▸ Prompt
The listing below holds pictures; exclude them. Return exactly the lines from the one with "Clone this chart in Chart.js." through the one with "18, 19, 20]".

▸ Exercise input
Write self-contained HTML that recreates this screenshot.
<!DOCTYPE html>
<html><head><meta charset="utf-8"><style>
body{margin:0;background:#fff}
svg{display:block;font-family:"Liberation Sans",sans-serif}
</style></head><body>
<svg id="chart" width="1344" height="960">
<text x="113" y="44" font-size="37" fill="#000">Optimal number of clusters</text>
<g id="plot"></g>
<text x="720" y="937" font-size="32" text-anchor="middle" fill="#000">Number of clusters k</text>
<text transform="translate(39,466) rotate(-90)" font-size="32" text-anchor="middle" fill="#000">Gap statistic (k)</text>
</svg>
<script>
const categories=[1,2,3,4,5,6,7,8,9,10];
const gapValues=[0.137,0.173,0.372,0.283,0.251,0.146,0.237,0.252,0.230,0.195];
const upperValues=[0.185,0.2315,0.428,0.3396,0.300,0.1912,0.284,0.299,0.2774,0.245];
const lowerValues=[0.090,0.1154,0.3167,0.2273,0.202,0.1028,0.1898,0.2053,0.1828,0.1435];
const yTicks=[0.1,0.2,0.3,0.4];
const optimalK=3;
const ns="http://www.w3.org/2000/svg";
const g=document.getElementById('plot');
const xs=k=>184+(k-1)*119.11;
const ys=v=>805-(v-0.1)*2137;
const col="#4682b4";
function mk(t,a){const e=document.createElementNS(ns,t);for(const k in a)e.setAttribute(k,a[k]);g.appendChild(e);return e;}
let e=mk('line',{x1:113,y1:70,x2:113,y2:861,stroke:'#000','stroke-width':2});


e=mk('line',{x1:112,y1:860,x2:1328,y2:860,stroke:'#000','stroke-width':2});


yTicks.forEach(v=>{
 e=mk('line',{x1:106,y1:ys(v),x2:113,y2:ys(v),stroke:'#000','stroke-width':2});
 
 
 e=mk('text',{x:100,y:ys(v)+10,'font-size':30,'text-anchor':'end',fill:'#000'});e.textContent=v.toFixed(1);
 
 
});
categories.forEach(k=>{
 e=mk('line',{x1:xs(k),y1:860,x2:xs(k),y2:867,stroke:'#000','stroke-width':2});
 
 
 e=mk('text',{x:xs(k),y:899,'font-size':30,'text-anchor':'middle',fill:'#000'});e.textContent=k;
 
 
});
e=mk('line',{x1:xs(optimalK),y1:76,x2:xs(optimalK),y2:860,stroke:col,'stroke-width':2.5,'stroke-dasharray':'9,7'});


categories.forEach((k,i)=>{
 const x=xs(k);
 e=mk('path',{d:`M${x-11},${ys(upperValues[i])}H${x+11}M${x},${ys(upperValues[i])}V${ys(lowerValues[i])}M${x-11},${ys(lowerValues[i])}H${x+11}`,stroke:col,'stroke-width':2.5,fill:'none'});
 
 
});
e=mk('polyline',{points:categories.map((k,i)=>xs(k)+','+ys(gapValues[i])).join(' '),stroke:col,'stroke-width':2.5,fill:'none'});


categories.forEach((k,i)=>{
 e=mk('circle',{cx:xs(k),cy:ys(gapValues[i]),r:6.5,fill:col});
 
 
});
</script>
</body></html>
---
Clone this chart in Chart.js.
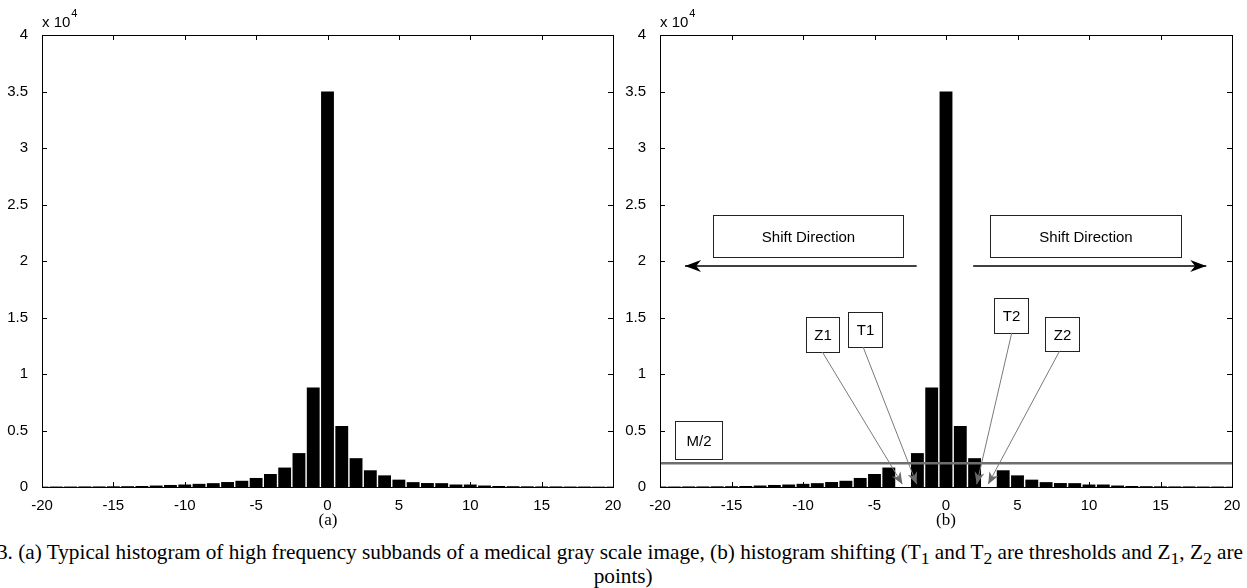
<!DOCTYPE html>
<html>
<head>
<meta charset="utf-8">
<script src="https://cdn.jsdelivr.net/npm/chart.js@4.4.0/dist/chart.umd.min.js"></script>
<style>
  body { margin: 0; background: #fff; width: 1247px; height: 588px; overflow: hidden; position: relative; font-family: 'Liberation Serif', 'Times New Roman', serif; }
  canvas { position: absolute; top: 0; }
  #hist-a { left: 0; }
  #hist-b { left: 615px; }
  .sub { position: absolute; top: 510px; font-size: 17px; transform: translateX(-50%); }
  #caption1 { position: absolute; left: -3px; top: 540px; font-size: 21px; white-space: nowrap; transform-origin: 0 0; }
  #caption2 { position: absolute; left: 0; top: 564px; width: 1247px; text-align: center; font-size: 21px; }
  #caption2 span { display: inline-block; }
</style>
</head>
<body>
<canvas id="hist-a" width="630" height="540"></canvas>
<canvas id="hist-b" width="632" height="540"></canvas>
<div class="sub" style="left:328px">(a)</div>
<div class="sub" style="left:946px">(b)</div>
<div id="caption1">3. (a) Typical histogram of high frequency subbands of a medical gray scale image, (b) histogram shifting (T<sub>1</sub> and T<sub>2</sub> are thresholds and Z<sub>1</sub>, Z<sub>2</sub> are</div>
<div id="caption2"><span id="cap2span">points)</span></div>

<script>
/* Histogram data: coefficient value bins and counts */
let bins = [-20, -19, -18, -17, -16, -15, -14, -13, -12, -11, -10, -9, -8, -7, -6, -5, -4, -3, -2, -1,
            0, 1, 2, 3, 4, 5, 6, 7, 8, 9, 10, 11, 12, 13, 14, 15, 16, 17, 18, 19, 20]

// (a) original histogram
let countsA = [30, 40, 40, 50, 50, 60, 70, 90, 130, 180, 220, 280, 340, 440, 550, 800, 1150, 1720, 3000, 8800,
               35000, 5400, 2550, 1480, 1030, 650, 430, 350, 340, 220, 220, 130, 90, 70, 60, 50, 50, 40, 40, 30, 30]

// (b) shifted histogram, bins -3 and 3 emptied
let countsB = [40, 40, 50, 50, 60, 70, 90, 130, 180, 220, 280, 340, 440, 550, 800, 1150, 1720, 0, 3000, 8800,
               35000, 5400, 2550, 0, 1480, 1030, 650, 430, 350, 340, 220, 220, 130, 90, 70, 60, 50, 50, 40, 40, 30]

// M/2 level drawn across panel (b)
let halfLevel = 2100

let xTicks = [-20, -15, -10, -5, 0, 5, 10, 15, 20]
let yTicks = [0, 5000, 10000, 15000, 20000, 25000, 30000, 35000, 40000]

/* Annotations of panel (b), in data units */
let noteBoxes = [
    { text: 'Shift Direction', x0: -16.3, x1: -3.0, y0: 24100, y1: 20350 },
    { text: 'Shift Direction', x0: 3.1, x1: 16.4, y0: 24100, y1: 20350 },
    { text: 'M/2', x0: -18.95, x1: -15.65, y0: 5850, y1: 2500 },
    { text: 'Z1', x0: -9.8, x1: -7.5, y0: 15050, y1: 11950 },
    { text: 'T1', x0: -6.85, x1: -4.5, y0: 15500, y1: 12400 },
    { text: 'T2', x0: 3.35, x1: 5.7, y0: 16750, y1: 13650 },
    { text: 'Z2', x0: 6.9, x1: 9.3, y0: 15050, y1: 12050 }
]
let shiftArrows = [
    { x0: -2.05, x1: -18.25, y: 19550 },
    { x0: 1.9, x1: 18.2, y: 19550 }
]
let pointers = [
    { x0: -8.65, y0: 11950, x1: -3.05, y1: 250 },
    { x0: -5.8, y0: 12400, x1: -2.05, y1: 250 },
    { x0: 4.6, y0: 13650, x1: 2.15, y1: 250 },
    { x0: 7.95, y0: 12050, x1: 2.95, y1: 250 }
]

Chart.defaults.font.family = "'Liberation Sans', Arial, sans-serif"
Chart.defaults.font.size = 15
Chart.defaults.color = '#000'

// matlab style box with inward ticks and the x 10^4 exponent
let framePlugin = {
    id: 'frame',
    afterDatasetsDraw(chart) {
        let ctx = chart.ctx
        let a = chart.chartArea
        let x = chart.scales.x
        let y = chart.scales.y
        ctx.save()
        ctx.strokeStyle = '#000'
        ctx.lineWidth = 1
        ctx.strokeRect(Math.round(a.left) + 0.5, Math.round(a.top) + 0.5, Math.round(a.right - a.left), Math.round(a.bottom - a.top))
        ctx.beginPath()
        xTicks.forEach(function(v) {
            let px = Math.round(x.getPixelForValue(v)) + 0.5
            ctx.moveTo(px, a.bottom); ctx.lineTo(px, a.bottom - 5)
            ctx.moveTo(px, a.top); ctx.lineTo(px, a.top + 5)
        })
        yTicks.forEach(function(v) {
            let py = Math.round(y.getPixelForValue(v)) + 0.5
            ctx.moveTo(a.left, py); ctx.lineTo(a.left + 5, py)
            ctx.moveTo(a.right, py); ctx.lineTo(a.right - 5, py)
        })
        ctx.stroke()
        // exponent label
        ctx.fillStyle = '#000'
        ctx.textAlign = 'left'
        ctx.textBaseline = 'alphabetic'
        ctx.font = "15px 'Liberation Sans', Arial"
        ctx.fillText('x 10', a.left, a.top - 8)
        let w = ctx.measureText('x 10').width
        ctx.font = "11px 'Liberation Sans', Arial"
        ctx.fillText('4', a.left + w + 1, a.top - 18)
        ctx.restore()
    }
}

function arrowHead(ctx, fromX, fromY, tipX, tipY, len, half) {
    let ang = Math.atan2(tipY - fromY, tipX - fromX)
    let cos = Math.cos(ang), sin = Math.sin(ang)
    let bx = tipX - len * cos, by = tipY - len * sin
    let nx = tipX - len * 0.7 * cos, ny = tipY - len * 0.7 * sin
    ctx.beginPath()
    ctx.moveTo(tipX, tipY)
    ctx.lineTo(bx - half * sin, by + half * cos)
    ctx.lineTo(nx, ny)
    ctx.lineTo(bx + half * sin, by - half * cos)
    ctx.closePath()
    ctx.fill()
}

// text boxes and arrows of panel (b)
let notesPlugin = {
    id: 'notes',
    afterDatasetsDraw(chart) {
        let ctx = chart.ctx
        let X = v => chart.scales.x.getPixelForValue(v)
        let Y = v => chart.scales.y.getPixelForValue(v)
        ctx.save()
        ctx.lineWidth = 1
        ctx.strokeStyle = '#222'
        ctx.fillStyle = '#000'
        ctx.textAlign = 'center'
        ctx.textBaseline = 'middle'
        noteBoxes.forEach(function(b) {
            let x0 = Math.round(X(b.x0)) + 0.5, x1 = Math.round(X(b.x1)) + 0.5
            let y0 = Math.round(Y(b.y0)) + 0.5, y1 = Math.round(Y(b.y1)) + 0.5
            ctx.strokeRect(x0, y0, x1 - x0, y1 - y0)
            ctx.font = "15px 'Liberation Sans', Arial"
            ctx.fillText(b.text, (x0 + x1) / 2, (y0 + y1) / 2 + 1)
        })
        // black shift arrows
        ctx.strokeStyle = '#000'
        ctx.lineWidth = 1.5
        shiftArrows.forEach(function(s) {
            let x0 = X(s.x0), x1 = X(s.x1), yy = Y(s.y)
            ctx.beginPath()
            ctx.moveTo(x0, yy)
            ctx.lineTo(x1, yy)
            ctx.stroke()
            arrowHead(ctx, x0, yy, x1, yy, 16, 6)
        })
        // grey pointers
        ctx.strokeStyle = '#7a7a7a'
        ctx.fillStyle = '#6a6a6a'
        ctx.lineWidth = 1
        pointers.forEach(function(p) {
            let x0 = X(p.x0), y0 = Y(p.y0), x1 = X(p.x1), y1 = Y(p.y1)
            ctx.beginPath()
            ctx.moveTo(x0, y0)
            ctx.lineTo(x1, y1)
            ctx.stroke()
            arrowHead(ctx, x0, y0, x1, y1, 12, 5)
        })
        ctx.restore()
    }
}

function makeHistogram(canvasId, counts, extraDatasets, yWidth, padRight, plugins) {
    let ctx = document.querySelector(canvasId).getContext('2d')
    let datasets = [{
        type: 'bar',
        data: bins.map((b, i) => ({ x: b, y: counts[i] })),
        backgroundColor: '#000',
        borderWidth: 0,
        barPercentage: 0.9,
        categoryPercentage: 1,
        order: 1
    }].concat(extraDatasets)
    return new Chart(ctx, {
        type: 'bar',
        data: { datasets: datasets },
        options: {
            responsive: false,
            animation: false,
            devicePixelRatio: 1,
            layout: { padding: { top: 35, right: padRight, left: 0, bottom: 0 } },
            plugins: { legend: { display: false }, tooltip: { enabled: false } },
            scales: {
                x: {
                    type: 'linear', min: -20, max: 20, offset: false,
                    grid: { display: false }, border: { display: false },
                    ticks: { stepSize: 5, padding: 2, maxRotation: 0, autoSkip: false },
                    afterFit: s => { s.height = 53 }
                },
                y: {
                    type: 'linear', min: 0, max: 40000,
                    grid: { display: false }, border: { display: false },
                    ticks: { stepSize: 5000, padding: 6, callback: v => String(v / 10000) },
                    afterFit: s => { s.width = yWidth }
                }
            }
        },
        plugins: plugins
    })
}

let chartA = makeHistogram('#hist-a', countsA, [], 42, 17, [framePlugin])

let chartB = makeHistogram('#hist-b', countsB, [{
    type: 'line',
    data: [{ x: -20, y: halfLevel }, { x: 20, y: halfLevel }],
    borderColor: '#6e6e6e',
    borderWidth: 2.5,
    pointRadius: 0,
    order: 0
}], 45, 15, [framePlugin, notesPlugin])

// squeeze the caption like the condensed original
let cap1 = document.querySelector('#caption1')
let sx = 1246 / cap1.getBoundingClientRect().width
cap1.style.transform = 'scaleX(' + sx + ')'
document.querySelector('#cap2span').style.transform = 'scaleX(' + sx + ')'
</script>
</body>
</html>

▸ Solution for this exercise
Clone this chart in Chart.js.
<!DOCTYPE html>
<html>
<head>
<meta charset="utf-8">
<script src="https://cdn.jsdelivr.net/npm/chart.js@4.4.0/dist/chart.umd.min.js"></script>
<style>
  body { margin: 0; background: #fff; width: 1247px; height: 588px; overflow: hidden; position: relative; font-family: 'Liberation Serif', 'Times New Roman', serif; }
  canvas { position: absolute; top: 0; }
  #hist-a { left: 0; }
  #hist-b { left: 615px; }
  .sub { position: absolute; top: 510px; font-size: 17px; transform: translateX(-50%); }
  #caption1 { position: absolute; left: -3px; top: 540px; font-size: 21px; white-space: nowrap; transform-origin: 0 0; }
  #caption2 { position: absolute; left: 0; top: 564px; width: 1247px; text-align: center; font-size: 21px; }
  #caption2 span { display: inline-block; }
</style>
</head>
<body>
<canvas id="hist-a" width="630" height="540"></canvas>
<canvas id="hist-b" width="632" height="540"></canvas>
<div class="sub" style="left:328px">(a)</div>
<div class="sub" style="left:946px">(b)</div>
<div id="caption1">3. (a) Typical histogram of high frequency subbands of a medical gray scale image, (b) histogram shifting (T<sub>1</sub> and T<sub>2</sub> are thresholds and Z<sub>1</sub>, Z<sub>2</sub> are</div>
<div id="caption2"><span id="cap2span">points)</span></div>

<script>
/* Histogram data: coefficient value bins and counts */
let bins = [-20, -19, -18, -17, -16, -15, -14, -13, -12, -11, -10, -9, -8, -7, -6, -5, -4, -3, -2, -1,
            0, 1, 2, 3, 4, 5, 6, 7, 8, 9, 10, 11, 12, 13, 14, 15, 16, 17, 18, 19, 20]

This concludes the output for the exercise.